Tüm dünyada günümüz siyasetinin bizi içerisine düşürdüğü ve kendisinin de çaresiz peşimizden içerisine saplandığı bataklık budur.
Bu yozlaşmayı durdurabilmek için zor da olsa hala fırsatlarımız var. Bir dostum bana şunu öğretti “eğer kaybolduğunu anlarsan hemen başladığın yere dön” ! Kuruluş değerlerimiz, inançlarımız ve insani erdemlerimiz bizim için başlangıç noktasıdır.
İnsan zihnini esir almak, bedenini hapsetmekten daha büyük vebaldir.
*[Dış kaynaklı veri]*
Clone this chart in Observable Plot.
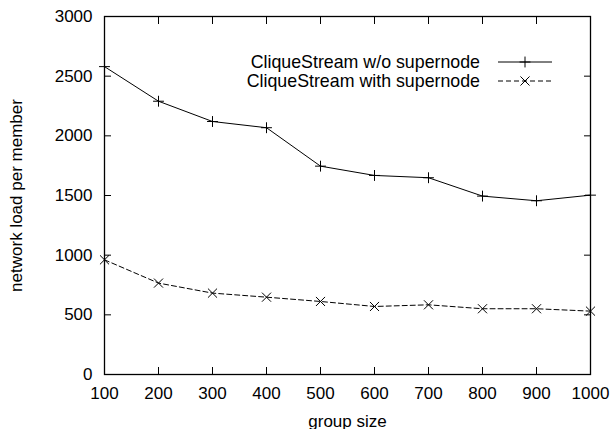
<!DOCTYPE html>
<html>
<head>
<meta charset="utf-8">
<script src="https://cdn.jsdelivr.net/npm/d3@7"></script>
<script src="https://cdn.jsdelivr.net/npm/@observablehq/plot@0.6"></script>
<style>
  html, body { margin: 0; padding: 0; background: #fff; }
  svg { font-family: "Liberation Sans", Arial, Helvetica, sans-serif; }
</style>
</head>
<body>
<div id="chart"></div>
<script>
const groupSizes = [100, 200, 300, 400, 500, 600, 700, 800, 900, 1000];
const withoutSupernode = [2580, 2290, 2120, 2068, 1746, 1668, 1649, 1495, 1456, 1503];
const withSupernode = [961, 766, 682, 648, 612, 570, 584, 551, 551, 531];
const seriesNames = ["CliqueStream w/o supernode", "CliqueStream with supernode"];
const xTicks = [100, 200, 300, 400, 500, 600, 700, 800, 900, 1000];
const yTicks = [0, 500, 1000, 1500, 2000, 2500, 3000];

const s1 = groupSizes.map((g, i) => ({x: g, y: withoutSupernode[i]}));
const s2 = groupSizes.map((g, i) => ({x: g, y: withSupernode[i]}));

const fs = 17;
const chart = Plot.plot({
  width: 616,
  height: 429,
  marginLeft: 104,
  marginRight: 26,
  marginTop: 16,
  marginBottom: 55,
  style: {fontSize: fs + "px", fontFamily: '"Liberation Sans", Arial, sans-serif', color: "#000", background: "#fff"},
  x: {domain: [100, 1000]},
  y: {domain: [0, 3000]},
  marks: [
    Plot.frame({stroke: "#000", strokeWidth: 1.3}),
    // inward ticks on all four sides
    Plot.axisX(xTicks, {anchor: "bottom", tickSize: -7, tickFormat: () => "", label: null, strokeWidth: 1}),
    Plot.axisX(xTicks, {anchor: "top", tickSize: -7, tickFormat: () => "", label: null, strokeWidth: 1}),
    Plot.axisY(yTicks, {anchor: "left", tickSize: -7, tickFormat: () => "", label: null, strokeWidth: 1}),
    Plot.axisY(yTicks, {anchor: "right", tickSize: -7, tickFormat: () => "", label: null, strokeWidth: 1}),
    // tick labels
    Plot.axisX(xTicks, {anchor: "bottom", tickSize: 0, tickPadding: 12, tickFormat: d => String(d), label: "group size", labelAnchor: "center", labelOffset: 52, labelArrow: "none", fontSize: fs}),
    Plot.axisY(yTicks, {anchor: "left", tickSize: 0, tickPadding: 12, tickFormat: d => String(d), label: "network load per member", labelAnchor: "center", labelOffset: 95, labelArrow: "none", fontSize: fs}),
    // series
    Plot.line(s1, {x: "x", y: "y", stroke: "#000", strokeWidth: 1}),
    Plot.dot(s1, {x: "x", y: "y", symbol: "plus", r: 3.6, stroke: "#000", strokeWidth: 1}),
    Plot.line(s2, {x: "x", y: "y", stroke: "#000", strokeWidth: 1, strokeDasharray: "5,3"}),
    Plot.dot(s2, {x: "x", y: "y", symbol: "times", r: 4.2, stroke: "#000", strokeWidth: 1})
  ]
});
document.getElementById("chart").appendChild(chart);

// Legend inside the plot (top right), gnuplot style
const svg = d3.select(chart);
const lg = svg.append("g").attr("font-family", '"Liberation Sans", Arial, sans-serif').attr("font-size", 17.8);
const legendRows = [
  {name: seriesNames[0], dash: null, symbol: d3.symbolPlus, r: 3.6},
  {name: seriesNames[1], dash: "5,3", symbol: d3.symbolTimes, r: 4.2}
];
legendRows.forEach((row, i) => {
  const cy = 62 + i * 19;
  lg.append("text").attr("x", 480).attr("y", cy).attr("dy", "0.35em").attr("text-anchor", "end").attr("fill", "#000").text(row.name);
  lg.append("line").attr("x1", 498).attr("x2", 552).attr("y1", cy).attr("y2", cy)
    .attr("stroke", "#000").attr("stroke-width", 1).attr("stroke-dasharray", row.dash);
  lg.append("path").attr("transform", `translate(525,${cy})`)
    .attr("d", d3.symbol(row.symbol, Math.PI * row.r * row.r)())
    .attr("fill", "none").attr("stroke", "#000").attr("stroke-width", 1);
});
</script>
</body>
</html>
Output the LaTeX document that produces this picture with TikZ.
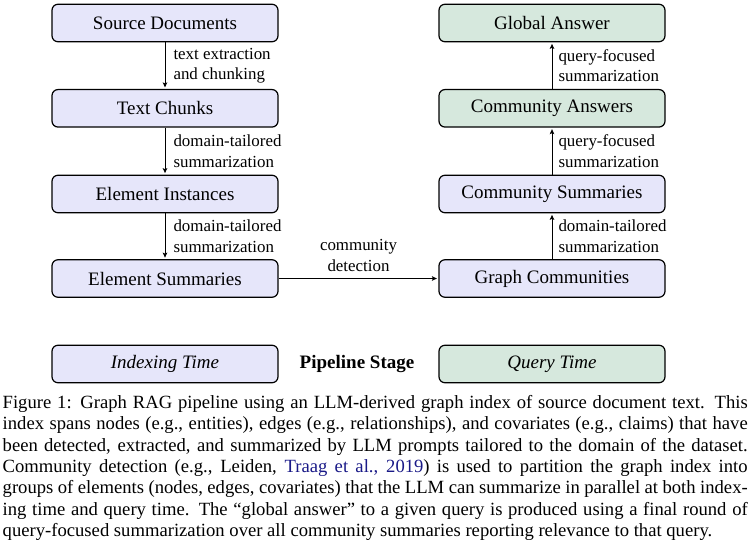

Bir insanı hürriyetinden mahrum bırakmak nasıl suç teşkil ediyorsa insanın düşünsel hürriyetini baskılamak, başkalaştırmak ve gerçekle olan bağından mahrum bırakmak artık daha büyük suç olmalıdır ! Aynı bataklığa tekrar sürüklenmemek için bunu başarabilmeliyiz.
Yoksa… Korkanların, korkutanların, korkuttukları için daha çok korkup güce daha da bağımlı olanların, güç zehirlenmesiyle daha da korkup daha da korkutanların dünyasında çıkan çatışmalardan insanlığın kurtuluşu adına hiçbir fayda yoktur !
Korku salanların kimliklerinin değiştiği ancak korku düzeninin aynı kaldığı bir ortamdan çare çıkacağını beklemek, yeniden yüklenen sanal gerçekliğin yanılsaması ve algılattığı kolaycılıktır.